The overarching new need here is to understand relationships (what each entity talks to and depends upon and what each entity depends upon). This is not new. The legacy CMDB was invented specifically to store configuration items and dependency relationships. Back in the day you could run discovery once a day (at night), and discover the environment and the relationships between all of the discovered items. Back in the day you could also count on that discovered set of relationships to remain accurate until the next time that you ran discovery.

So it is not that relationships and dependencies have suddenly become important, it is that real-time relationships and dependencies (stored over time) have become essential. So the state of every object or entity as described by its metrics needs to be understood in the context of the state of all of its related objects and metrics. This is, by the way, the only way that AI and ML stand a chance of doing deterministic root cause.

The New Economics of Monitoring

The history of the monitoring business at the application layer (called Application Performance Management or APM) is that there were relatively few things to be monitored that really mattered and that the APM vendors charged a lot of money for each thing that got monitored.

It was not that long ago that APM vendors charged between $10,000 and $15,000 per monitored server or Java Virtual Machine (JVM). This was justifiable because there were just not that many servers or JVM’s that needed an APM solution and those that did ran applications that were so important that the APM solution was easily cost justifiable.

Now the APM industry finds itself in an interesting situation. In its 2018 Magic Quadrant for Application Performance Monitoring, Gartner makes the following prediction, “By 2021, the need to manage increasingly digitalized business processes will drive enterprises to monitor 20% of all business applications with APM suites, up from 5% in 2017”.

What this means is that before the explosion in devices that need monitoring occurs, that the APM vendors only have succeeded in covering 5% of what existed in March of 2018. In order for the APM vendors to capture the forthcoming explosion in scope and scale the following issues will have to be addressed:

  • The complexity of deploying an APM solution and the associated time to value will have to shrink dramatically. So much so that it should be completely automated with the APM agent discovering the monitored stack and automatically instantiating the required monitoring. Instana and Dynatrace have already done excellent work here.
  • The breadth of coverage will have to dramatically expand. Not that long ago APM vendors supported two languages, Java and .Net. Now there are many languages and run time and there are going to be many cases of things that just do not look at all like a server with a JVM.
  • The per device price to monitor with an APM solution is going to have to come down.
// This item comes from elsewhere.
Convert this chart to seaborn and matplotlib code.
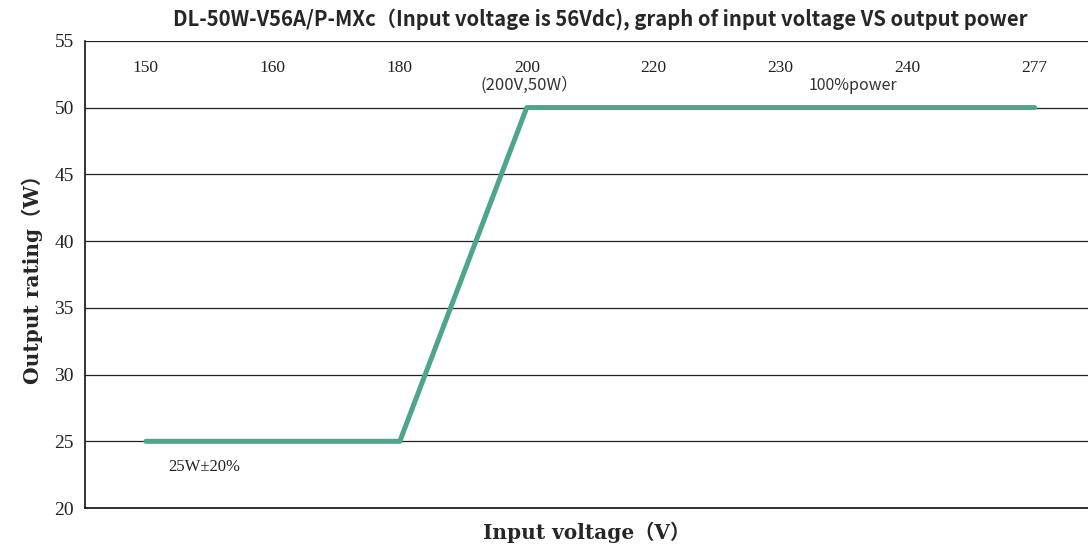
import matplotlib
matplotlib.use('Agg')
import matplotlib.pyplot as plt
import seaborn as sns
import pandas as pd

# data
voltages = ['150', '160', '180', '200', '220', '230', '240', '277']
power = [25, 25, 25, 50, 50, 50, 50, 50]
y_ticks = [20, 25, 30, 35, 40, 45, 50, 55]

sns.set_theme(style='white')
plt.rcParams['font.family'] = ['Liberation Serif', 'Noto Sans CJK SC', 'DejaVu Sans']

df = pd.DataFrame({'pos': range(len(voltages)), 'power': power})

fig = plt.figure(figsize=(10.88, 5.44), dpi=100)
ax = fig.add_axes([0.078, 0.066, 0.922, 0.859])

sns.lineplot(data=df, x='pos', y='power', ax=ax, color='#4da58c',
             linewidth=3.6, solid_capstyle='round', zorder=3)

ax.set_xlim(-0.48, len(voltages) - 0.58)
ax.set_ylim(20, 55)
ax.set_yticks(y_ticks)
ax.set_yticklabels([str(v) for v in y_ticks], fontsize=14, color='#222222')
ax.grid(axis='y', color='#222222', linewidth=0.9)
ax.grid(axis='x', visible=False)

# x tick labels sit inside the frame, just under the top line
ax.set_xticks(range(len(voltages)))
ax.set_xticklabels(voltages, fontsize=12.5, color='#222222')
ax.tick_params(axis='x', top=True, labeltop=True, bottom=False, labelbottom=False,
               length=0, pad=-25)
ax.tick_params(axis='y', direction='in', length=3, color='#222222', pad=8)

for side in ['top', 'right']:
    ax.spines[side].set_visible(False)
for side in ['left', 'bottom']:
    ax.spines[side].set_color('#111111')
    ax.spines[side].set_linewidth(1.2)

lab_font = ['DejaVu Serif', 'Noto Sans CJK SC']
ax.set_xlabel('Input voltage（V）', fontsize=14.5, fontweight='bold', labelpad=10,
              family=lab_font)
ax.set_ylabel('Output rating（W）', fontsize=14.5, fontweight='bold', labelpad=8,
              family=lab_font)

ax.text(3.02, 51.0, '(200V,50W）', ha='center', va='bottom', fontsize=12,
        family=['Noto Sans CJK SC', 'DejaVu Sans'], color='#333333')
ax.text(5.57, 51.0, '100%power', ha='center', va='bottom', fontsize=11.5,
        family=['Noto Sans CJK SC', 'DejaVu Sans'], color='#333333')
ax.text(0.46, 23.1, '25W±20%', ha='center', va='center', fontsize=12,
        color='#222222')

fig.suptitle('DL-50W-V56A/P-MXc（Input voltage is 56Vdc), graph of input voltage VS output power',
             x=0.552, y=0.985, fontsize=14.6, fontweight='bold',
             family=['Noto Sans CJK SC', 'DejaVu Sans'])

fig.savefig('out.png', dpi=100)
That price is in the neighborhood of $2,500 per server or cloud image today. If the number of things to be monitored grows by a thousand times from where it is today, the physics of budgets is doing to dictate the required pricing adjustments by the APM vendors.

Summary

The APM business has been one of the most attractive and successful sectors in the software industry. It now faces an unprecedented opportunity for exponential growth, but only if it can adapt to the new physics and economics required to address this new opportunity.